ODST is different. It’s noir. You’ve been dropped into New Mombasa at night. You’ve been out cold for six hours, and you’re looking for the remnants of your scattered squad. There’s atmospheric, vaguely bluesy soundtrack music. You’re not the superhero Spartan anymore. You’re an ODST (an Orbital Drop Shock Trooper) on his own, in an open-world environment, down on his luck, just trying to pick up clues and scrape up some semblance of a tactical win out of the jagged shards of a shattered mission. This is Starship Troopers rewritten by Dashiell Hammett.

They’ve tweaked the settings some to enhance the mood. You don’t have a heads-up, top-down radar anymore, so when dudes come at you, you don’t always know they’re going to come at you, instead they come skulking in out of the darkness. And you’re weaker now, too. You don’t heal as fast. Sometimes you even have to clunk a grunt over the head a couple of times with your rifle butt before he falls over, staining the African dust with his creepy fluorescent blood.
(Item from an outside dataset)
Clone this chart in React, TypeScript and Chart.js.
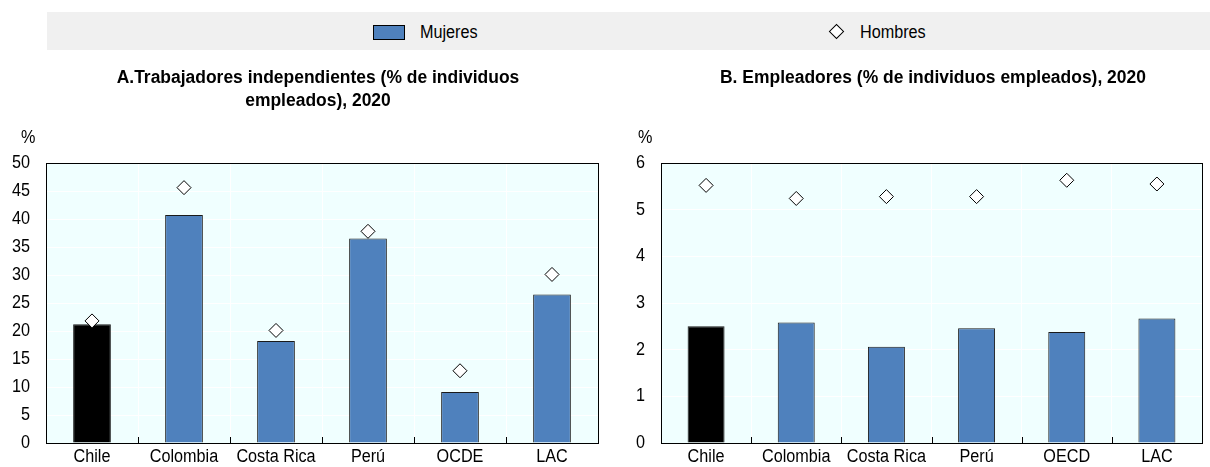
import React, { useEffect, useRef } from "react";
import { Chart, registerables } from "chart.js";

Chart.register(...registerables);

const FONT = "'Liberation Sans', Arial, sans-serif";
const SX = 0.9; // horizontal squeeze to imitate a narrow face

const categoriesA = ["Chile", "Colombia", "Costa Rica", "Perú", "OCDE", "LAC"];
const mujeresA = [21.2, 40.7, 18.2, 36.5, 9.1, 26.5];
const hombresA = [21.8, 45.6, 20.1, 37.8, 12.9, 30.1];

const categoriesB = ["Chile", "Colombia", "Costa Rica", "Perú", "OECD", "LAC"];
const mujeresB = [2.5, 2.58, 2.06, 2.46, 2.38, 2.67];
const hombresB = [5.52, 5.24, 5.28, 5.28, 5.63, 5.55];

const titleA = ["A.Trabajadores independientes (% de individuos", "empleados), 2020"];
const titleB = ["B. Empleadores (% de individuos empleados), 2020"];

const BLUE = "#4f81bd";
const BG = "#f0ffff";

const framePlugin = {
  id: "frame",
  beforeDraw(chart: any) {
    const { ctx, chartArea: a } = chart;
    ctx.save();
    ctx.fillStyle = BG;
    ctx.fillRect(a.left, a.top, a.right - a.left, a.bottom - a.top);
    ctx.restore();
  },
  afterDraw(chart: any) {
    const { ctx, chartArea: a } = chart;
    ctx.save();
    ctx.strokeStyle = "#000";
    ctx.lineWidth = 1;
    ctx.strokeRect(Math.round(a.left) + 0.5, Math.round(a.top) + 0.5, Math.round(a.right - a.left), Math.round(a.bottom - a.top));
    const xs = chart.scales.x;
    const ys = chart.scales.y;
    const n = xs.ticks.length;
    ctx.beginPath();
    for (let i = 1; i < n; i++) {
      const x = Math.round((xs.getPixelForTick(i - 1) + xs.getPixelForTick(i)) / 2) + 0.5;
      ctx.moveTo(x, a.bottom);
      ctx.lineTo(x, a.bottom - 6);
    }
    ctx.stroke();
    // tick labels, drawn squeezed
    ctx.fillStyle = "#000";
    ctx.font = `18px ${FONT}`;
    ctx.textBaseline = "middle";
    ctx.textAlign = "center";
    for (let i = 0; i < n; i++) {
      const x = xs.getPixelForTick(i);
      const label = String(chart.data.labels[i]);
      ctx.save();
      ctx.translate(x, a.bottom + 14);
      ctx.scale(SX, 1);
      ctx.fillText(label, 0, 0);
      ctx.restore();
    }
    ctx.textAlign = "right";
    ys.ticks.forEach((t: any) => {
      const y = ys.getPixelForValue(t.value);
      ctx.save();
      ctx.translate(a.left - 16, y);
      ctx.scale(SX, 1);
      ctx.fillText(String(t.value), 0, 0);
      ctx.restore();
    });
    ctx.restore();
  },
};

function makeConfig(cats: string[], women: number[], men: number[], max: number, step: number, yWidth: number, padRight: number) {
  return {
    type: "bar" as const,
    data: {
      labels: cats,
      datasets: [
        {
          type: "line" as const,
          label: "Hombres",
          data: men,
          showLine: false,
          pointStyle: "rectRot",
          pointRadius: 7,
          pointBackgroundColor: "#fff",
          pointBorderColor: "#000",
          pointBorderWidth: 1,
          order: 1,
        },
        {
          type: "bar" as const,
          label: "Mujeres",
          data: women,
          backgroundColor: cats.map((c) => (c === "Chile" ? "#000" : BLUE)),
          borderColor: "#1a1a1a",
          borderWidth: 1,
          barPercentage: 0.41,
          categoryPercentage: 1,
          order: 2,
        },
      ],
    },
    options: {
      animation: false,
      responsive: false,
      maintainAspectRatio: false,
      layout: { padding: { top: 163, right: padRight, left: 0, bottom: 0 } },
      plugins: { legend: { display: false }, title: { display: false }, tooltip: { enabled: false } },
      scales: {
        x: {
          offset: true,
          grid: { offset: true, color: "#ffffff", lineWidth: 1, drawTicks: false },
          border: { display: false },
          ticks: { display: false, autoSkip: false, maxRotation: 0 },
          afterFit(s: any) { s.height = 24; },
        },
        y: {
          min: 0,
          max,
          grid: { color: "#ffffff", lineWidth: 1, drawTicks: false },
          border: { display: false },
          ticks: { stepSize: step, display: false },
          afterFit(s: any) { s.width = yWidth; },
        },
      },
    },
    plugins: [framePlugin],
  };
}

function Panel({ cfg, width, height }: { cfg: any; width: number; height: number }) {
  const ref = useRef<HTMLCanvasElement>(null);
  useEffect(() => {
    const chart = new Chart(ref.current as HTMLCanvasElement, cfg);
    return () => chart.destroy();
  }, []);
  return <canvas ref={ref} width={width} height={height} style={{ width, height, display: "block" }} />;
}

export default function App() {
  const txt: React.CSSProperties = { position: "absolute", fontFamily: FONT, color: "#000", whiteSpace: "nowrap" };
  const squeezeLeft: React.CSSProperties = { transform: `scaleX(${SX})`, transformOrigin: "left center" };
  const squeezeCenter: React.CSSProperties = { transform: "scaleX(0.97)", transformOrigin: "center center" };
  return (
    <div style={{ position: "absolute", left: 0, top: 0, width: 1210, height: 467, background: "#fff", overflow: "hidden" }}>
      <div style={{ position: "absolute", left: 0, top: 0 }}>
        <Panel cfg={makeConfig(categoriesA, mujeresA, hombresA, 50, 5, 46, 0)} width={606} height={467} />
      </div>
      <div style={{ position: "absolute", left: 606, top: 0 }}>
        <Panel cfg={makeConfig(categoriesB, mujeresB, hombresB, 6, 1, 55, 7)} width={604} height={467} />
      </div>
      {/* legend band */}
      <div style={{ position: "absolute", left: 47, top: 12, width: 1163, height: 38, background: "#f0f0f0" }} />
      <div style={{ position: "absolute", left: 373, top: 25, width: 30, height: 13, background: BLUE, border: "1px solid #000" }} />
      <div style={{ ...txt, ...squeezeLeft, left: 420, top: 21, fontSize: 18, lineHeight: "22px" }}>Mujeres</div>
      <div style={{ position: "absolute", left: 831, top: 26, width: 9, height: 9, background: "#fff", border: "1px solid #000", transform: "rotate(45deg)" }} />
      <div style={{ ...txt, ...squeezeLeft, left: 860, top: 21, fontSize: 18, lineHeight: "22px" }}>Hombres</div>
      {/* titles */}
      <div style={{ ...txt, ...squeezeCenter, left: 18, width: 600, top: 66, fontSize: 18, fontWeight: "bold", lineHeight: "23px", textAlign: "center" }}>
        {titleA[0]}
        <br />
        {titleA[1]}
      </div>
      <div style={{ ...txt, ...squeezeCenter, left: 633, width: 600, top: 66, fontSize: 18, fontWeight: "bold", lineHeight: "23px", textAlign: "center" }}>
        {titleB[0]}
      </div>
      <div style={{ ...txt, ...squeezeLeft, left: 21, top: 126, fontSize: 18, lineHeight: "22px" }}>%</div>
      <div style={{ ...txt, ...squeezeLeft, left: 638, top: 126, fontSize: 18, lineHeight: "22px" }}>%</div>
    </div>
  );
}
And there’s the pacing. Instead of speed-marching you through furlong after furlong of ringworld landscape, they sometimes slacken the pace and let you just be in the world. Sometimes you’ll barely meet an enemy between checkpoints. You just walk. You listen to the ambient sound effects, and groove on the neon lights and broken-down cars. It’s hella atmospheric.

(And listen, if you’re a Firefly fan, it’s a major major thing that Nathan Fillion, Alan Tudyk and Adam Baldwin are voicing characters. Though if you aren’t a Firefly fan, you don’t care.)

Basically, ODST is a big milestone. It proves that Bungie can use the same instrument to play in totally different key, thereby adding years to the life of the franchise. The major knock I’ve heard on ODST is the price-to-campaign-length ratio, which admittedly is not everything it could be. There’s a lot of multiplayer goodness, but if you’re single-player-focused, it’s a slightly dicey purchase.

That’s not a problem for me, though. See, I have a secret technique for squeezing delicious extra gameplay hours out of ODST: sucking at Halo. I recommend it.